Wednesday, 30 August 2017

For Sale - Rowan Cottage

Rowan Cottage
Sue and I have agreed that it is time to reduce our workload. I am 66 now, and would quite like to take semi-retirement from my job of managing our holiday cottages. We once had four holiday lets. We currently have three, but by selling Rowan, we will be down to two – which we think will be manageable by us for the foreseeable future.

Our plan is to use the proceeds from the sale to buy a modern bungalow in Inverness which we will long-let through a management company. The management company will do all the work, and we will get a regular income from the rent – albeit a good deal less than a holiday let might achieve…

A big bonus of selling Rowan will be to reduce the miles we travel to service our properties. The biggest mistake we made when we started our holiday cottage rental business was to buy cottages that were scattered across the island – it is nearly an hour’s drive each way from our home to Rowan, and that’s an awful lot of driving just to mow the lawn!

Rowan Cottage was the first property we bought on Skye, fourteen years ago. It is a lovely little cottage, snuggled down on the shore above a sea loch, with a wonderful view to the nearby island of Scalpay, and also to the mainland. The cottage has been a very popular holiday let. Some of our regular visitors will be very sorry to see it sold – though it well may pass on to an owner who will continue to offer the cottage on the holiday rental market.

The cottage is being marketed through Re/Max Skye, and is available for offers over £185,000. To see the details - click this link .

Sunday, 27 August 2017

Allotment update

I've been trying to find the time to harvest some of the abundant vegetable growth on the allotment. The potatoes have done exceptionally well this year. On planting, I filled their trenches with leaf mould and added a few handsful of organic fertiliser - they clearly liked that! The plants grew huge, and now, on digging up the roots, an equally huge crop is the result.... The crop in the barrow are a seldom seen variety - Red Duke of York - they have beetroot colour skins, but beneath the skin, they are pure white. Each of the larger ones provides enough potato for two portions. The crop in the box are the waxy-textured lovely-flavoured Charlotte.

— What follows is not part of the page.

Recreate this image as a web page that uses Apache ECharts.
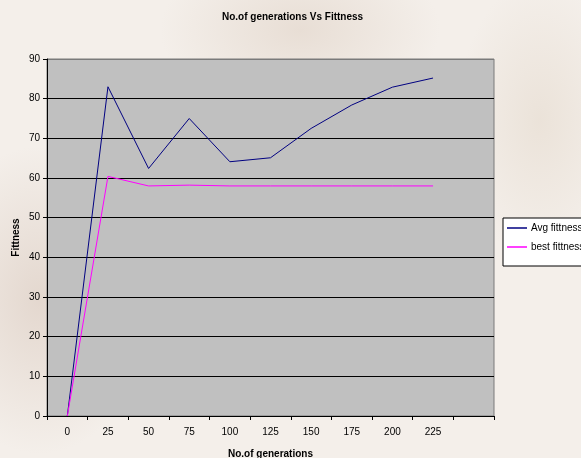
<!DOCTYPE html>
<html>
<head>
<meta charset="utf-8">
<script src="https://cdn.jsdelivr.net/npm/echarts@6/dist/echarts.min.js"></script>
<style>
  html, body { margin: 0; padding: 0; }
  body {
    width: 581px; height: 458px; overflow: hidden;
    background:
      radial-gradient(ellipse 160px 220px at 40px 300px, rgba(214,196,184,0.55), rgba(214,196,184,0) 70%),
      radial-gradient(ellipse 200px 120px at 300px 30px, rgba(220,205,192,0.5), rgba(220,205,192,0) 70%),
      radial-gradient(ellipse 120px 200px at 540px 120px, rgba(226,214,200,0.5), rgba(226,214,200,0) 70%),
      #f4efea;
  }
  #chart { width: 581px; height: 458px; }
</style>
</head>
<body>
<div id="chart"></div>
<script>
// Generation checkpoints (last slot left blank as an empty category)
const generations = ['0', '25', '50', '75', '100', '125', '150', '175', '200', '225', ''];
// Average fitness of the population at each checkpoint
const avgFitness = [0, 83, 62.4, 75, 64.1, 65.1, 72.5, 78.4, 82.9, 85.2];
// Best fitness at each checkpoint
const bestFitness = [0, 60.4, 58, 58.2, 58, 58, 58, 58, 58, 58];
// Value-axis range
const yMin = 0, yMax = 90, yStep = 10;

const font = "'Liberation Sans', Arial, sans-serif";
// Split lines: black, except the top one which is the grey plot border
const splitColors = [];
for (let v = yMin; v <= yMax; v += yStep) splitColors.push(v === yMax ? '#7a7a7a' : '#000000');

const chart = echarts.init(document.getElementById('chart'), null, { renderer: 'canvas' });
chart.setOption({
  backgroundColor: 'transparent',
  animation: false,
  textStyle: { fontFamily: font },
  title: {
    text: 'No.of generations Vs Fittness',
    left: 222, top: 12,
    padding: [0, 0, 0, 0],
    textStyle: { fontFamily: font, fontSize: 10, fontWeight: 'bold', color: '#000' }
  },
  grid: {
    left: 47, right: 87, top: 59, bottom: 42,
    outerBoundsMode: 'none',
    containLabel: false,
    show: true, backgroundColor: '#c0c0c0', borderColor: '#7a7a7a', borderWidth: 1
  },
  legend: {
    left: 503, top: 218,
    orient: 'vertical',
    backgroundColor: '#ffffff',
    borderColor: '#000', borderWidth: 1, borderRadius: 0,
    padding: [3, 10, 12, 4],
    icon: 'rect',
    itemWidth: 20, itemHeight: 1.5, itemGap: 5,
    textStyle: { fontFamily: font, fontSize: 10, lineHeight: 14, color: '#000', padding: [0, 0, 0, -1] },
    data: ['Avg fittness', 'best fittness']
  },
  xAxis: {
    type: 'category',
    data: generations,
    boundaryGap: true,
    name: 'No.of generations',
    nameLocation: 'middle',
    nameGap: 33,
    nameTextStyle: { fontFamily: font, fontSize: 10, fontWeight: 'bold', color: '#000' },
    axisLine: { lineStyle: { color: '#000', width: 1 } },
    axisTick: { show: true, inside: false, length: 4, lineStyle: { color: '#000' } },
    axisLabel: { fontFamily: font, fontSize: 10, color: '#000', margin: 11, interval: 0 },
    splitLine: { show: false }
  },
  yAxis: {
    type: 'value',
    min: yMin, max: yMax, interval: yStep,
    name: 'Fittness',
    nameLocation: 'middle',
    nameGap: 26,
    nameRotate: 90,
    nameMoveOverlap: false,
    nameTextStyle: { fontFamily: font, fontSize: 10, fontWeight: 'bold', color: '#000' },
    axisLine: { show: true, lineStyle: { color: '#000', width: 1 } },
    axisTick: { show: true, inside: false, length: 4, lineStyle: { color: '#000' } },
    axisLabel: { fontFamily: font, fontSize: 10, color: '#000', margin: 7 },
    splitLine: { show: true, lineStyle: { color: splitColors, width: 1 } }
  },
  series: [
    {
      name: 'Avg fittness', type: 'line', data: avgFitness,
      symbol: 'none', showSymbol: false,
      lineStyle: { color: '#000080', width: 1 }, itemStyle: { color: '#000080' }
    },
    {
      name: 'best fittness', type: 'line', data: bestFitness,
      symbol: 'none', showSymbol: false,
      lineStyle: { color: '#ff00ff', width: 1 }, itemStyle: { color: '#ff00ff' }
    }
  ]
});
</script>
</body>
</html>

Potatoes - about one third of this year's total crop...!
That's just one bed harvested - the smaller one... The Maris Peer, Maris Piper and King Edwards are still to be dug up... I'll do my best to store them over winter, but even after giving away a few bags to our neighbours, I think we will struggle to use all these!

Here is the jumble of dying growth in the larger bed. On the right are the carrots, which have also done really well. At the back are the beans.

The larger potato bed (and carrots), still to be harvested.
The broad beans have only produced an average crop, and the runner beans have finally grown big enough to flower, but they are about six weeks too late! I doubt they will have any worthwhile pods on them before we get an autumn frost which will finish them off. I'll start the runners in pots indoors next year, and hope to get them going in the ground a good bit earlier. But so much depends on temperatures and sunshine - one year's weather is never the same as the next.

Thursday, 10 August 2017

Roskhill's Secret Garden

It's not really secret at all of course...

The garden ground here at Roskhill is divided into two separate areas. One area is in front of, and to the side of, the Barn itself. The other area lies across the old township road, and is accessed by a pedestrian gate. It is this second part that I generally refer to it as 'The Allotment'. However, the actual area of land in this part of the garden is considerably larger than just the vegetable beds, and over the last few years I have gradually reclaimed a fairly sizeable piece of ground from the wild wilderness that was there before. I've also planted several trees along the top of the river gorge. These trees are mostly 'rescues' that had self-seeded in silly places, and none is taller than me... yet.  I have two larches, two scots pines, two spruce, an oak (grown from an acorn and still only about a foot tall, even though it is now five years old) and a mountain ash.

So - this is my 'Secret Garden', as no-one ever goes there - only me and just occasionally Sue. I really like the jumble of natural vegetation that borders the area I have cleared. Wild flowers flourish. The birds and insects love it.

So do I!

The yellow flowers are ragwort. I won't let them shed seed!

In the middle foreground is a cotoneaster that came to me as a 6 inch tall single spike.
It clearly likes its home next to our septic tank - and the bees love its flowers!

Looking into the Secret Garden over the allotment.
Just right of centre is a cherry tree - it does produce cherries which we leave for the birds.
Left of centre is the foliage of Jerusalem Artichoke -
the roots are like knobby potatoes, and great in soup or when mashed with swede.